著者
垣花 泰之
雑誌
第46回日本集中治療医学会学術集会
巻号頁・発行日
2019-02-04

感染などに伴う過剰な生体侵襲は全身性の炎症反応を惹起するが、これにはToll様受容体(TLR)というパターン認識受容体が関与しており、活性化されるとアダプタータンパクが集まり、次いで間髪入れず数多のプロテインキナーゼが活性化される。最終的に細胞のシグナル伝達によって炎症の制御に関わる様々な遺伝子が発現し、炎症促進サイトカインおよび抗炎症性サイトカインの産生が増える。Thomasらは、「敗血症による死亡や合併症の要因として最も重視すべきなのは微生物というよりも宿主反応である」という説を提唱した。TNF-αやIL-1βをはじめとする多くの炎症性サイトカインが敗血症患者で増えていることや、動物に投与すると敗血症患者で見られる臨床症状を再現できること、循環血液中のTNF-α濃度の上昇幅が大きいほど死亡率が高いことも、その説の信憑性を裏付けるものと考えられた。Thomasらが提唱した、「制御を失った過剰な炎症亢進状態が、臓器不全の原因である」との理解の基に、敗血症でみられる過剰な炎症反応の流れを断ち切る、あるいはメディエータを中和するための薬剤(TNF-α拮抗薬、IL-1拮抗薬、TLR4拮抗薬など)が開発され臨床試験が行われたが、いずれも有効性を示せなかった。
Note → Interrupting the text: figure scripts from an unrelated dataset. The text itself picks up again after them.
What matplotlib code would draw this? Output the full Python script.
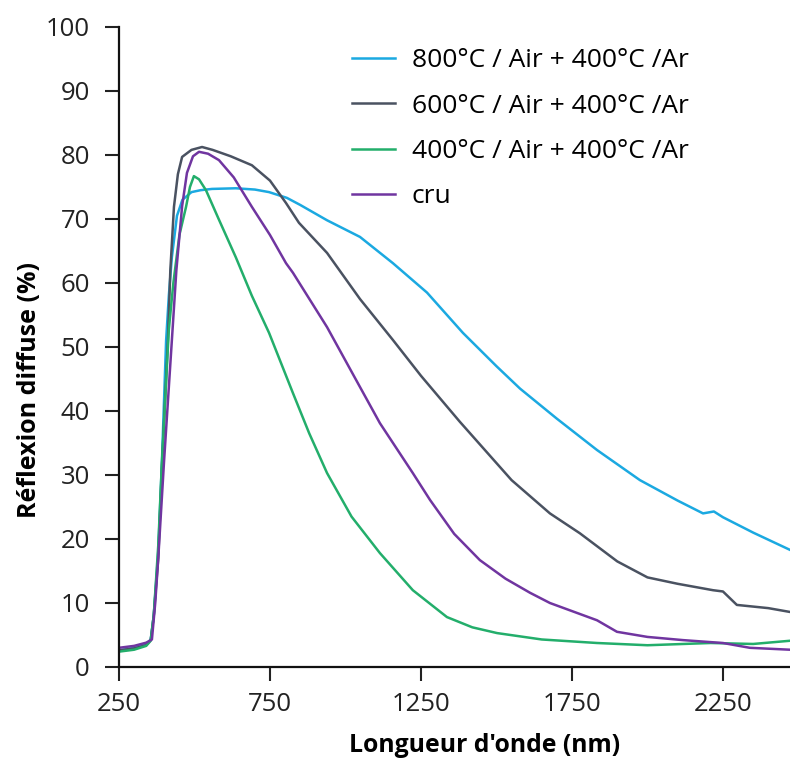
import matplotlib
matplotlib.use("Agg")
import matplotlib.pyplot as plt

# ---- data ----
wl_800 = [250, 300, 340, 355, 365, 380, 392, 406, 415, 425, 442, 460, 490, 520, 558, 637, 700,
          747, 806, 850, 939, 1048, 1157, 1270, 1389, 1500, 1578, 1700, 1833, 1975, 2100, 2184,
          2220, 2250, 2350, 2472]
r_800 = [2.6, 3.0, 3.5, 4.3, 8, 18, 31.9, 51, 58, 64, 70.5, 73.0, 74.2, 74.5, 74.7, 74.8, 74.6,
         74.2, 73.3, 72.2, 69.8, 67.2, 63.1, 58.5, 52.2, 47.0, 43.5, 38.8, 33.9, 29.2, 26.0, 24.0,
         24.3, 23.4, 21.0, 18.3]

wl_600 = [250, 300, 340, 355, 365, 380, 392, 412, 420, 432, 445, 459, 490, 525, 560, 620, 690,
          750, 803, 846, 939, 1048, 1157, 1250, 1379, 1550, 1677, 1776, 1900, 2000, 2100, 2217,
          2250, 2296, 2400, 2472]
r_600 = [2.6, 2.9, 3.4, 4.2, 8, 17, 31, 51.1, 62, 71.9, 77.0, 79.7, 80.8, 81.25, 80.8, 79.8,
         78.4, 76.0, 72.5, 69.4, 64.7, 57.5, 51.1, 45.5, 38.3, 29.2, 24.0, 20.9, 16.5, 14.0, 13.0,
         12.0, 11.8, 9.7, 9.2, 8.6]

wl_400 = [250, 300, 340, 355, 365, 380, 392, 415, 430, 450, 472, 485, 498, 515, 538, 580, 637,
          690, 747, 826, 880, 939, 1020, 1114, 1223, 1336, 1420, 1502, 1650, 1833, 2000, 2209,
          2350, 2472]
r_400 = [2.4, 2.7, 3.3, 4.1, 8, 19, 31.9, 52.7, 60, 67.5, 71.9, 75.0, 76.7, 76.2, 74.5, 70.0,
         64.0, 58.0, 52.2, 42.8, 36.5, 30.3, 23.5, 17.8, 12.0, 7.8, 6.2, 5.3, 4.3, 3.75, 3.4, 3.75,
         3.6, 4.1]

wl_cru = [250, 300, 340, 359, 370, 380, 399, 425, 440, 459, 475, 495, 515, 545, 581, 630, 690,
          750, 803, 826, 939, 1048, 1114, 1223, 1280, 1360, 1445, 1530, 1611, 1677, 1833, 1899,
          2000, 2118, 2250, 2339, 2472]
r_cru = [3.0, 3.3, 3.8, 4.3, 10, 17, 32, 51, 62, 72, 77.2, 79.8, 80.5, 80.2, 79.2, 76.5, 71.9,
         67.5, 63.1, 61.6, 53.1, 43.75, 38.1, 30.3, 26.1, 20.8, 16.7, 13.8, 11.6, 10.0, 7.3, 5.5,
         4.7, 4.2, 3.75, 3.0, 2.7]

labels = ["800°C / Air + 400°C /Ar", "600°C / Air + 400°C /Ar",
          "400°C / Air + 400°C /Ar", "cru"]
colors = ["#1BA9E1", "#4A5261", "#23AE6B", "#7035A0"]
x_ticks = [250, 750, 1250, 1750, 2250]
y_ticks = [0, 10, 20, 30, 40, 50, 60, 70, 80, 90, 100]

plt.rcParams['font.family'] = ['Open Sans', 'DejaVu Sans']

fig = plt.figure(figsize=(7.9, 7.6), dpi=100)
ax = fig.add_axes([119 / 790, 93 / 760, 671 / 790, 640 / 760])

series = [(wl_800, r_800), (wl_600, r_600), (wl_400, r_400), (wl_cru, r_cru)]
for (x, y), lab, c in zip(series, labels, colors):
    ax.plot(x, y, color=c, lw=1.8, label=lab)

ax.set_xlim(250, 2472)
ax.set_ylim(0, 100)
ax.set_xticks(x_ticks)
ax.set_yticks(y_ticks)
ax.tick_params(axis='both', direction='out', length=10, width=1.5, labelsize=18.5,
               colors='#222222')
ax.tick_params(axis='y', pad=11)
ax.tick_params(axis='x', pad=8)
for s in ['top', 'right']:
    ax.spines[s].set_visible(False)
for s in ['left', 'bottom']:
    ax.spines[s].set_linewidth(1.6)
    ax.spines[s].set_color('#111111')

ax.set_xlabel("Longueur d'onde (nm)", fontsize=17.8, fontweight='bold')
ax.set_ylabel("Réflexion diffuse (%)", fontsize=18, fontweight='bold')
ax.xaxis.set_label_coords(0.545, -0.103)
ax.yaxis.set_label_coords(-0.115, 0.433)

leg = ax.legend(loc='upper left', bbox_to_anchor=(0.3125, 1.004), frameon=False, fontsize=19,
                handlelength=1.6, handletextpad=0.65, labelspacing=0.77)

fig.savefig("out.png", dpi=100)
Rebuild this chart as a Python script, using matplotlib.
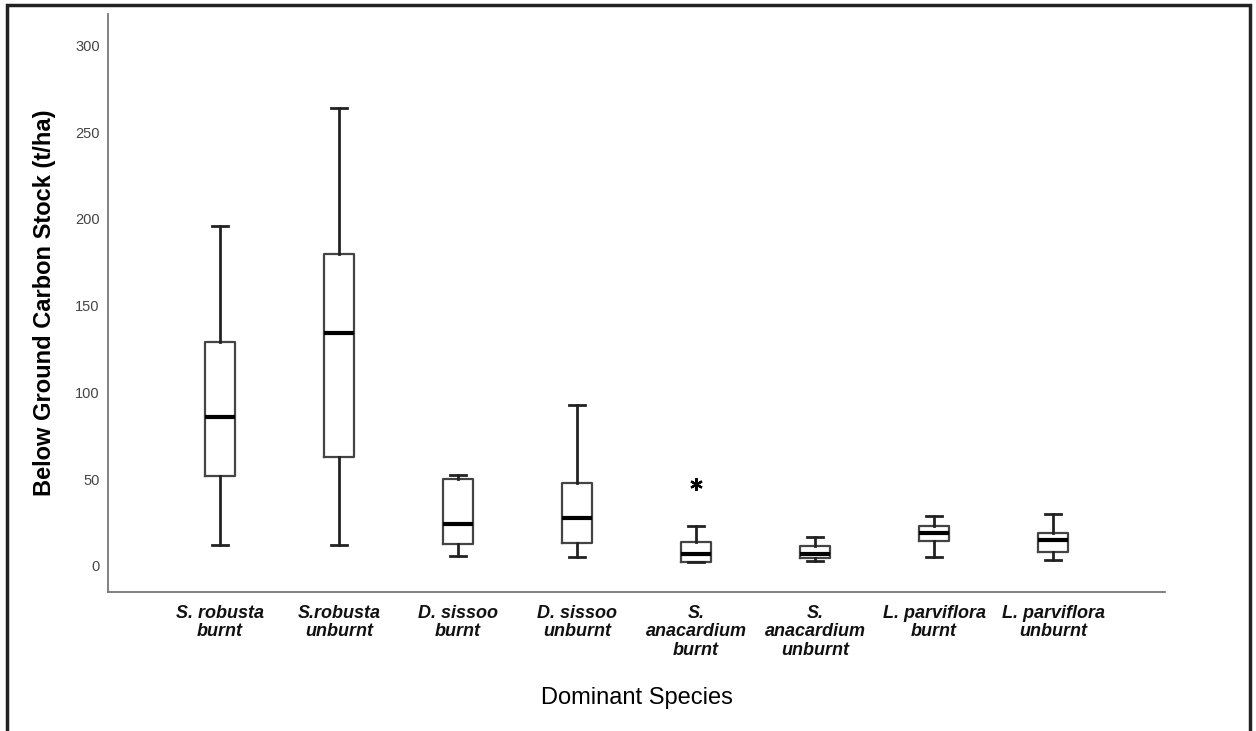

つまり、TLR受容体は外来微生物に攻撃されたことを早期に認識するための受容体であり、炎症性サイトカインは速やかに防御反応を立ち上げるためのメディエータであることを考慮するならば、いくら過剰な炎症反応が宿主側にとって脅威を与えるものであったとしても、外来微生物の侵入に対して生体を守るために備わっている監視レーダーの機能を停止させ、情報伝達手段を破棄するような戦略ではとうてい勝ち目はないということであろう。敗血症性ショックにおける心機能障害のメカニズムには、β受容体のダウンレギュレーション、シグナル伝達系の異常、筋小胞体からのCa2+の放出障害、ミトコンドリアの傷害などが報告されている。敗血症において、接着分子やケモカインは、肺に好中球を捕捉し、活性化することでARDSを発症する。敗血症患者の多くは、初期の過剰な炎症期を乗り切るが、遷延するに伴い免疫抑制状態に陥り予後が悪化する。患者の免疫能を高めることで、病原体に打ち勝ち、新規感染の発症が予防できるため、臓器不全の回避、生存率の向上が期待できるのかもしれない。今回の講演では、敗血症で惹起される多臓器障害のメカニズムを、ミクロの視点(血管内皮細胞、グリコカリックス等)と、マクロの視点(心筋障害、呼吸不全、免疫不全)から解説し、敗血症性多臓器障害に対する治療戦略を提示したい。